Snapshots are intended to provide point-in-time recovery, that is, to provide the ability to recover the data to a precise and consistent state in the past. MapR Snapshots do just that. HDFS and HBase snapshots, in contrast, do not provide consistency, and lack many other important capabilities.
- HDFS Snapshots
HDFS is an append-only file system, so intuitively it appears easy to implement snapshots. However, the separation of data and metadata in HDFS, combined with the NameNode being a bottleneck in the system, makes it difficult or impossible to implement consistent snapshots. As a result, HDFS snapshots took years to implement and are not consistent, and hence do not work with applications that were not specifically designed to support HDFS snapshots and their limitations.
Applications must be made snapshot-aware by calling a new HDFS API that sends up-to-date file length information to the NameNode (SuperSync/SuperFlush). It is hard to design such an application to work correctly, since the use of SuperSync across a cluster can overwhelm the NameNode, causing the entire cluster to fail or causing other processes to come to a halt. Moreover, applications making use of snapshots must avoid modifying files during the creation of the snapshot.
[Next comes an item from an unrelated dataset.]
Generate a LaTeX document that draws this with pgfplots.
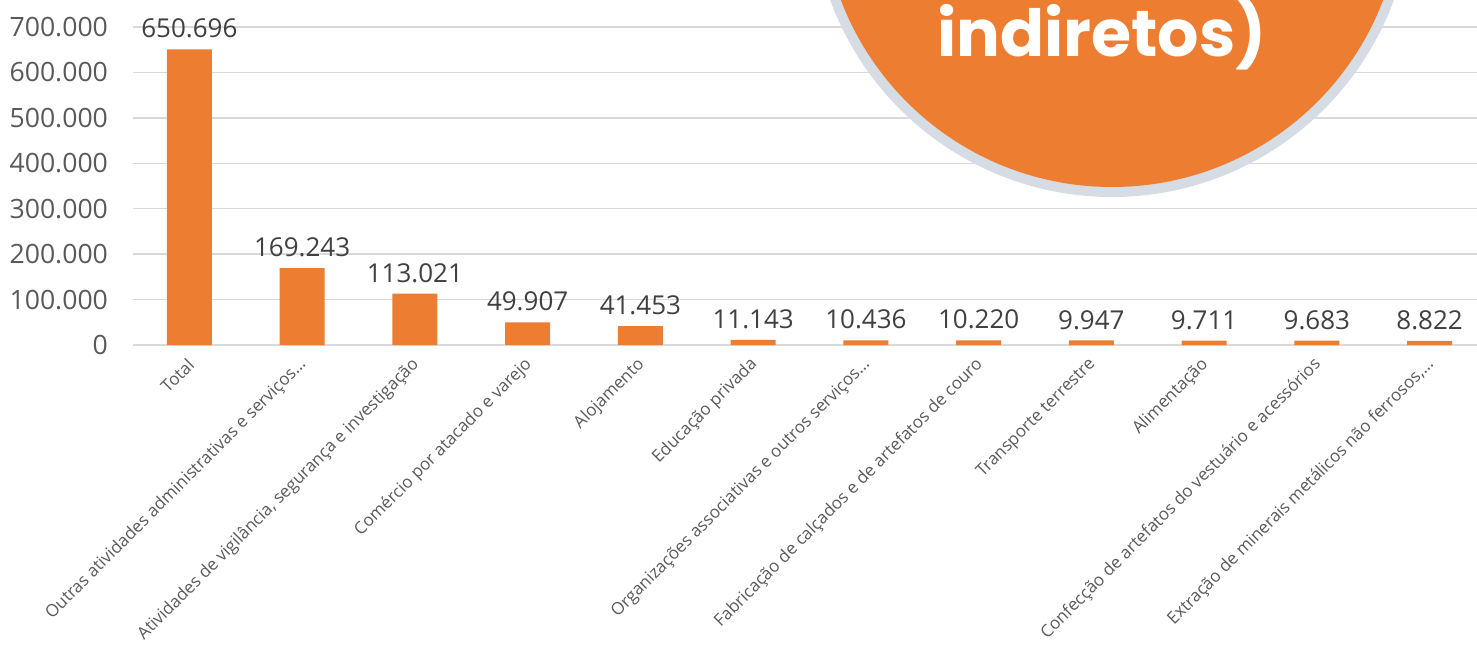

HDFS snapshots apply only the metadata (on the NameNode), so they do not work correctly while files are being written. This happens because the NameNode cannot handle even 1000 metadata updates per second without crashing. To avoid this, HDFS avoids sending the file length to the NameNode on every hsync/hflush because that would kill the NameNode.
The effect of this implementation is that files that are being written continue to change inside the snapshot, meaning the snapshot is not actually a snapshot and can contain data that was written after the snapshot was taken, or can fail to contain data that was written and flushed before the snapshot was taken.
- HBase Snapshots
Because of the storage semantics, HBase snapshots cannot rely on the underlying HDFS snapshots and need to be built separately. This is unlike MapR where there is a common snapshot capability that applies to all data in the cluster. However, HBase snapshots are also not consistent, as each RegionServer snapshots its own data at different times. HBase snapshots exhibit the same problems as HDFS snapshots in terms of containing transactions committed after the snapshot and missing transactions committed before the snapshot.
Enterprise data storage solutions have offered the consistent snapshot capability for years, and only MapR offers the same for Hadoop. MapR provides snapshots as first-class citizens of the distributed file system, enabling any kind of application to benefit from it, out of the box and with no specially application modifications. Last but not least, MapR Snapshots are battle-tested, having been used by customers in production throughout different verticals since 2011.